- **STATED GOAL**
Wherever the word "this" appears in the entries, copy the whole line.

- **PROVIDED RECORDS**
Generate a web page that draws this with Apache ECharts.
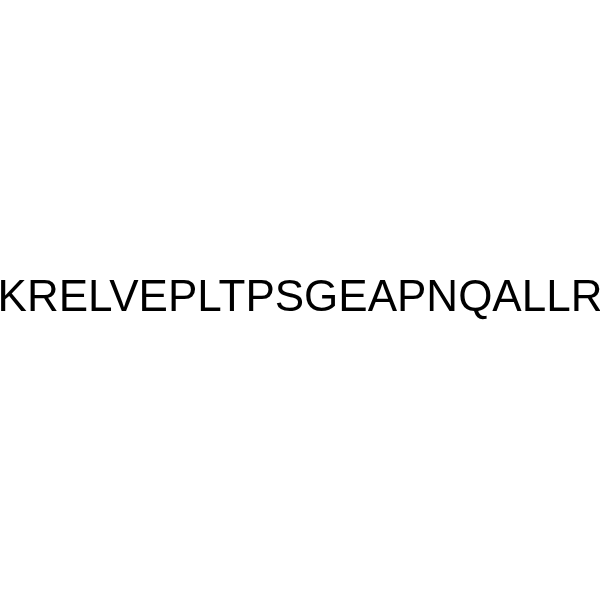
...
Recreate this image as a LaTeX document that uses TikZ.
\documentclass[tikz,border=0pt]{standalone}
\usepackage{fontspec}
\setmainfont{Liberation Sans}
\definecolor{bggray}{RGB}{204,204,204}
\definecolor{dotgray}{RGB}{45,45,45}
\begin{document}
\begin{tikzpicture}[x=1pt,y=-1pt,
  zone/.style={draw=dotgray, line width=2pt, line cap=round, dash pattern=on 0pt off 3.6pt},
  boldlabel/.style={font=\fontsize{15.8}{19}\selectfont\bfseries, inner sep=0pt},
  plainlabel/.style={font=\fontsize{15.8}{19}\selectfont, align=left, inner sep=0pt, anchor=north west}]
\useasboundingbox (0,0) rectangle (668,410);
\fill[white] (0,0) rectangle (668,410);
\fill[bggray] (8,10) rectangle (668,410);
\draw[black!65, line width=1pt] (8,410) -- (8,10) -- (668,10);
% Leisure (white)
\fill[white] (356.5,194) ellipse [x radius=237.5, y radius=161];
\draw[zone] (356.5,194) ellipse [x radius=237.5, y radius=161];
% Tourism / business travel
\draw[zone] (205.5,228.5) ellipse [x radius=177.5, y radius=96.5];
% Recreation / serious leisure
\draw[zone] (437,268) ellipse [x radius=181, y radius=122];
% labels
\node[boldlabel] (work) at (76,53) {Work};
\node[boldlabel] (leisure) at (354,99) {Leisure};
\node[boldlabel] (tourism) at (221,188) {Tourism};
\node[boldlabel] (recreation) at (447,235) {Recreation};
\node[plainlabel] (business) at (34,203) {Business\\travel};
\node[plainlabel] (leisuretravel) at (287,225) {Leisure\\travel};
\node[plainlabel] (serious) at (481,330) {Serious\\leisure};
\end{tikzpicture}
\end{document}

- **TASK SOLUTION**
Generate a web page that draws this with Apache ECharts.
Recreate this image as a LaTeX document that uses TikZ.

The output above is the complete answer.